**What you should do**: Write out each line that follows exactly as it stands, without the pictures.

**Collected material**:

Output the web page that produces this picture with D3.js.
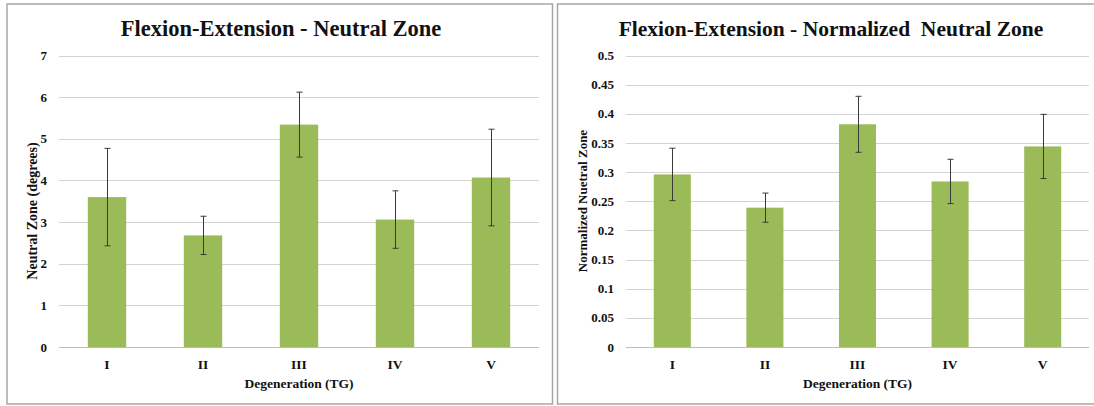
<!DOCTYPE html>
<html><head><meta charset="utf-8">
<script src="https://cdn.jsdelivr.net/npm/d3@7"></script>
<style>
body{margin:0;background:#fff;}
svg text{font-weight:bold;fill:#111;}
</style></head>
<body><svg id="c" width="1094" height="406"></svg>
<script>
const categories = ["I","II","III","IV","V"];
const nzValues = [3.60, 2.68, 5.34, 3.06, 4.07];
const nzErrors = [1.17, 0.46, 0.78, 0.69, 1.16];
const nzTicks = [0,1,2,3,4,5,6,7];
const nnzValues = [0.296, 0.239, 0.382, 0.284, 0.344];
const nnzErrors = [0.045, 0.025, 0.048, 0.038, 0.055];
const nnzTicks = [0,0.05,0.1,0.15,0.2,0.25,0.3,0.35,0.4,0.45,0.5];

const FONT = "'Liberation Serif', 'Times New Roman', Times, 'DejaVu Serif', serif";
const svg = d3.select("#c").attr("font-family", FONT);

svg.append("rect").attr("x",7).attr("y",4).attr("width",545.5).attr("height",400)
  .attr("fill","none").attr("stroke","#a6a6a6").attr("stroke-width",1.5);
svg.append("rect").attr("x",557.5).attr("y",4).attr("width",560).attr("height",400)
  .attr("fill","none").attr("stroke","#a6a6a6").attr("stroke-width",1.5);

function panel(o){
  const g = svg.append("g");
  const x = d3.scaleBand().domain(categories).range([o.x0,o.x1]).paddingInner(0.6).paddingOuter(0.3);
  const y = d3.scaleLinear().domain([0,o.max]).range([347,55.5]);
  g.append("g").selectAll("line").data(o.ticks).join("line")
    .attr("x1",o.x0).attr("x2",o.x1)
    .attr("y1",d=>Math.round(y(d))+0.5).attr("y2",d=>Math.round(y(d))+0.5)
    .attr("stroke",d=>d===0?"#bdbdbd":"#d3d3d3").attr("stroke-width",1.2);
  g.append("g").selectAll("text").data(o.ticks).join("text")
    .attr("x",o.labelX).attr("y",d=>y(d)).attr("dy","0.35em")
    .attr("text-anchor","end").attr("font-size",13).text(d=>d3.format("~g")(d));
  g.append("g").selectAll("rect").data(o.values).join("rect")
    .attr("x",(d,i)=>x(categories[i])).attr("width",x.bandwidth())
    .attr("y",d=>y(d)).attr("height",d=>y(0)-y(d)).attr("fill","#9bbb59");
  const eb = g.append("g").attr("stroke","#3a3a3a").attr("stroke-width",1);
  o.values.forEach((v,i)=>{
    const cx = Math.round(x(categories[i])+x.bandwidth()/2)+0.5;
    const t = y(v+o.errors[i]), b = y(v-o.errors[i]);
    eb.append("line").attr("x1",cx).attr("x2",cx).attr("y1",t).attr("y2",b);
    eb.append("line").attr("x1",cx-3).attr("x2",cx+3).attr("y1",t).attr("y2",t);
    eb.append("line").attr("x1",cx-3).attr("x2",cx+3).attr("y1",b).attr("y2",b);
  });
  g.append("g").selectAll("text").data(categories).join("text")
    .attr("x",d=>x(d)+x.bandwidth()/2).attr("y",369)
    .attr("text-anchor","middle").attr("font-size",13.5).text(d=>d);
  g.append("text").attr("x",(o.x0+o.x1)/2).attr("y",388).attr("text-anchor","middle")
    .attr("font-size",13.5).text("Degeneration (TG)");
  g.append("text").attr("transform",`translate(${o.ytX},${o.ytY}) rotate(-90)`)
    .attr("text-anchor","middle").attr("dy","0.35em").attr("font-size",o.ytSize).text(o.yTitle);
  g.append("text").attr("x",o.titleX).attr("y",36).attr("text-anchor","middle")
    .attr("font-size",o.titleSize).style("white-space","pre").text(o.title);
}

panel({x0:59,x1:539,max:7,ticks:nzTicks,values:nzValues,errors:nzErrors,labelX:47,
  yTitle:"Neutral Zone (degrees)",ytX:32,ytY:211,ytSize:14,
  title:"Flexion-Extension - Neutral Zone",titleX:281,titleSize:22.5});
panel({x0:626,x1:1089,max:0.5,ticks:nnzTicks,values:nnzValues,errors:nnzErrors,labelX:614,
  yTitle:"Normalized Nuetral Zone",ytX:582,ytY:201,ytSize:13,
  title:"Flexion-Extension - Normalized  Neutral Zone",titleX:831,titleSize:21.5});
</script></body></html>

**Problem solution**:
Output the web page that produces this picture with D3.js.
<!DOCTYPE html>
<html><head><meta charset="utf-8">
<script src="https://cdn.jsdelivr.net/npm/d3@7"></script>
<style>
body{margin:0;background:#fff;}
svg text{font-weight:bold;fill:#111;}
</style></head>
<body><svg id="c" width="1094" height="406"></svg>
<script>
const categories = ["I","II","III","IV","V"];
const nzValues = [3.60, 2.68, 5.34, 3.06, 4.07];
const nzErrors = [1.17, 0.46, 0.78, 0.69, 1.16];
const nzTicks = [0,1,2,3,4,5,6,7];
const nnzValues = [0.296, 0.239, 0.382, 0.284, 0.344];
const nnzErrors = [0.045, 0.025, 0.048, 0.038, 0.055];
const nnzTicks = [0,0.05,0.1,0.15,0.2,0.25,0.3,0.35,0.4,0.45,0.5];

const FONT = "'Liberation Serif', 'Times New Roman', Times, 'DejaVu Serif', serif";
const svg = d3.select("#c").attr("font-family", FONT);

svg.append("rect").attr("x",7).attr("y",4).attr("width",545.5).attr("height",400)
  .attr("fill","none").attr("stroke","#a6a6a6").attr("stroke-width",1.5);
svg.append("rect").attr("x",557.5).attr("y",4).attr("width",560).attr("height",400)
  .attr("fill","none").attr("stroke","#a6a6a6").attr("stroke-width",1.5);

function panel(o){
  const g = svg.append("g");
  const x = d3.scaleBand().domain(categories).range([o.x0,o.x1]).paddingInner(0.6).paddingOuter(0.3);
  const y = d3.scaleLinear().domain([0,o.max]).range([347,55.5]);
  g.append("g").selectAll("line").data(o.ticks).join("line")
    .attr("x1",o.x0).attr("x2",o.x1)
    .attr("y1",d=>Math.round(y(d))+0.5).attr("y2",d=>Math.round(y(d))+0.5)
    .attr("stroke",d=>d===0?"#bdbdbd":"#d3d3d3").attr("stroke-width",1.2);
  g.append("g").selectAll("text").data(o.ticks).join("text")
    .attr("x",o.labelX).attr("y",d=>y(d)).attr("dy","0.35em")
    .attr("text-anchor","end").attr("font-size",13).text(d=>d3.format("~g")(d));
  g.append("g").selectAll("rect").data(o.values).join("rect")
    .attr("x",(d,i)=>x(categories[i])).attr("width",x.bandwidth())
    .attr("y",d=>y(d)).attr("height",d=>y(0)-y(d)).attr("fill","#9bbb59");
  const eb = g.append("g").attr("stroke","#3a3a3a").attr("stroke-width",1);
  o.values.forEach((v,i)=>{
    const cx = Math.round(x(categories[i])+x.bandwidth()/2)+0.5;
    const t = y(v+o.errors[i]), b = y(v-o.errors[i]);
    eb.append("line").attr("x1",cx).attr("x2",cx).attr("y1",t).attr("y2",b);
    eb.append("line").attr("x1",cx-3).attr("x2",cx+3).attr("y1",t).attr("y2",t);
    eb.append("line").attr("x1",cx-3).attr("x2",cx+3).attr("y1",b).attr("y2",b);
  });
  g.append("g").selectAll("text").data(categories).join("text")
    .attr("x",d=>x(d)+x.bandwidth()/2).attr("y",369)
    .attr("text-anchor","middle").attr("font-size",13.5).text(d=>d);
  g.append("text").attr("x",(o.x0+o.x1)/2).attr("y",388).attr("text-anchor","middle")
    .attr("font-size",13.5).text("Degeneration (TG)");
  g.append("text").attr("transform",`translate(${o.ytX},${o.ytY}) rotate(-90)`)
    .attr("text-anchor","middle").attr("dy","0.35em").attr("font-size",o.ytSize).text(o.yTitle);
  g.append("text").attr("x",o.titleX).attr("y",36).attr("text-anchor","middle")
    .attr("font-size",o.titleSize).style("white-space","pre").text(o.title);
}

panel({x0:59,x1:539,max:7,ticks:nzTicks,values:nzValues,errors:nzErrors,labelX:47,
  yTitle:"Neutral Zone (degrees)",ytX:32,ytY:211,ytSize:14,
  title:"Flexion-Extension - Neutral Zone",titleX:281,titleSize:22.5});
panel({x0:626,x1:1089,max:0.5,ticks:nnzTicks,values:nnzValues,errors:nnzErrors,labelX:614,
  yTitle:"Normalized Nuetral Zone",ytX:582,ytY:201,ytSize:13,
  title:"Flexion-Extension - Normalized  Neutral Zone",titleX:831,titleSize:21.5});
</script></body></html>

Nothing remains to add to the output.